§ TASK GOAL
Leave out all pictures. Return exactly the lines from the top of the material through the line containing "import matplotlib.pyplot as plt".
───── MATERIAL
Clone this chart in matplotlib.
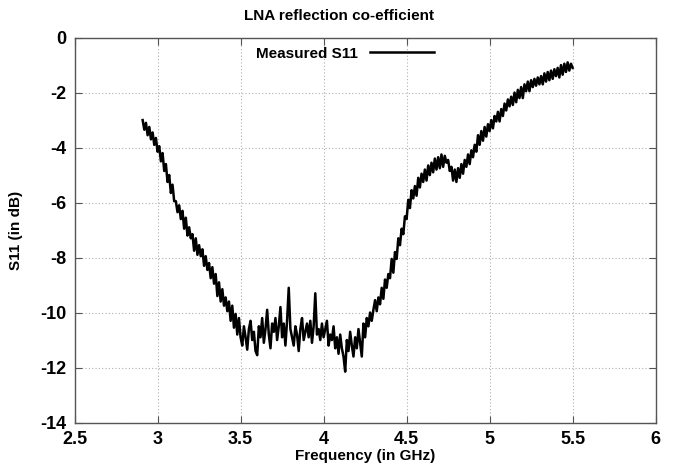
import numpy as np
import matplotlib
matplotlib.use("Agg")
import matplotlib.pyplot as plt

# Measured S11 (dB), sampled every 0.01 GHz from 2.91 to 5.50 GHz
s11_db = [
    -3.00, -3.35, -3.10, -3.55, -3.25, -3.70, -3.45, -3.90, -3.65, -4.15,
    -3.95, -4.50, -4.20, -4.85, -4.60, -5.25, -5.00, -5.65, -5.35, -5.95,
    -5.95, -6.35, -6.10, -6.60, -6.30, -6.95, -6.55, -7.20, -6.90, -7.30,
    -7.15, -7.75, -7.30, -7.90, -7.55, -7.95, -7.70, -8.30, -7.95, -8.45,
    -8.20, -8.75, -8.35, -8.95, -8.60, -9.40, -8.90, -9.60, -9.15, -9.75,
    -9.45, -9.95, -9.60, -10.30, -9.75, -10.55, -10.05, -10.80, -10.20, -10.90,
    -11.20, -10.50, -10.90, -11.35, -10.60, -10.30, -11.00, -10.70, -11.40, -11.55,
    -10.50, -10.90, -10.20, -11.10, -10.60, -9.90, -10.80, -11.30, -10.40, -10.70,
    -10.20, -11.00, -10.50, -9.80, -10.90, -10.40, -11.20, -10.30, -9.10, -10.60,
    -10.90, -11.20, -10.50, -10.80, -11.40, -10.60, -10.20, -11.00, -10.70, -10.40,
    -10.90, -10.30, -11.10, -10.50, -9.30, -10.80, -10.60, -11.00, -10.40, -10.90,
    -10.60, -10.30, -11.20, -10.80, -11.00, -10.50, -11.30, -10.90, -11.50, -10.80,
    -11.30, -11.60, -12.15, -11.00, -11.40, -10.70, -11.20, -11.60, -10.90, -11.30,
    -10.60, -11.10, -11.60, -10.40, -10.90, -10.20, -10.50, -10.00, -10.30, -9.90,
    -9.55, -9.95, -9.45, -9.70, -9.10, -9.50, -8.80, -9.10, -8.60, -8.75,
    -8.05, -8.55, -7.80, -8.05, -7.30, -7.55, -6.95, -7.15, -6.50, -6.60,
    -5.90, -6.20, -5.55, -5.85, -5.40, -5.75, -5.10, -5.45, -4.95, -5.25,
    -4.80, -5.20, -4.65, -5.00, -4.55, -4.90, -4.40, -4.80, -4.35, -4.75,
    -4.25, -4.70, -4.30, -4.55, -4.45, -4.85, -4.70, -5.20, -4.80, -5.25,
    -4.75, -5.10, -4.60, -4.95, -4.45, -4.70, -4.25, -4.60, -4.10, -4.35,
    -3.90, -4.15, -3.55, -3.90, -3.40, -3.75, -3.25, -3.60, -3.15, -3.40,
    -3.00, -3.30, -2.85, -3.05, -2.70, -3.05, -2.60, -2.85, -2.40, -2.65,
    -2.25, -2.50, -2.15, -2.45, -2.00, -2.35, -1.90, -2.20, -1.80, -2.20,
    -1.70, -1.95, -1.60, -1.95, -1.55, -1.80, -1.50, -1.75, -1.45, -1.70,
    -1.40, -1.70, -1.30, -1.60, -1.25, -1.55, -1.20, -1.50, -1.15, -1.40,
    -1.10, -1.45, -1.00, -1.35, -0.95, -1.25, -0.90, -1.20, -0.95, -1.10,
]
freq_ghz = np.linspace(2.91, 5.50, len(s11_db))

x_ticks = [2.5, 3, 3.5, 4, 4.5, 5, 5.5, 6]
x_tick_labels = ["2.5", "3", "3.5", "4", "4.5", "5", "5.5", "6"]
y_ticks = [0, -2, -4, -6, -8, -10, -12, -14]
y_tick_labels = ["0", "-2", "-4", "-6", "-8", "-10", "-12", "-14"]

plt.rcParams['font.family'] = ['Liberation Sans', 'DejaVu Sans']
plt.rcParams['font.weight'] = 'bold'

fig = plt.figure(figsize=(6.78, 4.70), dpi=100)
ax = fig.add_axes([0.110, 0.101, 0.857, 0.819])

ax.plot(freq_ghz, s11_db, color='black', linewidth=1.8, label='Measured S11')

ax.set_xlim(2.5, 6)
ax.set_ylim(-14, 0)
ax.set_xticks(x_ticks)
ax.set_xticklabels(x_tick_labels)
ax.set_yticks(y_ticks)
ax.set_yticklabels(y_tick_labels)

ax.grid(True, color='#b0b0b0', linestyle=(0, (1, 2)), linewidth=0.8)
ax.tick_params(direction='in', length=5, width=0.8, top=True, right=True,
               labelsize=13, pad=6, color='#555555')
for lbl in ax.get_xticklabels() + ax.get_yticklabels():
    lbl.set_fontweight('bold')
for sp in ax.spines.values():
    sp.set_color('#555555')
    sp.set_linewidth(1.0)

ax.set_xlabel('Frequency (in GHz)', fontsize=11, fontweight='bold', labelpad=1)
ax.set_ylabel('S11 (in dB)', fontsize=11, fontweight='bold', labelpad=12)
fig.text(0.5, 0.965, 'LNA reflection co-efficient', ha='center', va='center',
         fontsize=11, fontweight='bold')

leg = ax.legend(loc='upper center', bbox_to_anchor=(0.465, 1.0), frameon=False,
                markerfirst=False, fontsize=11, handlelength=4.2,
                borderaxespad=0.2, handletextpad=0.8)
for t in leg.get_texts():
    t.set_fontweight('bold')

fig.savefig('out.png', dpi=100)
──────────
§ OUTPUT
Clone this chart in matplotlib.
import numpy as np
import matplotlib
matplotlib.use("Agg")
import matplotlib.pyplot as plt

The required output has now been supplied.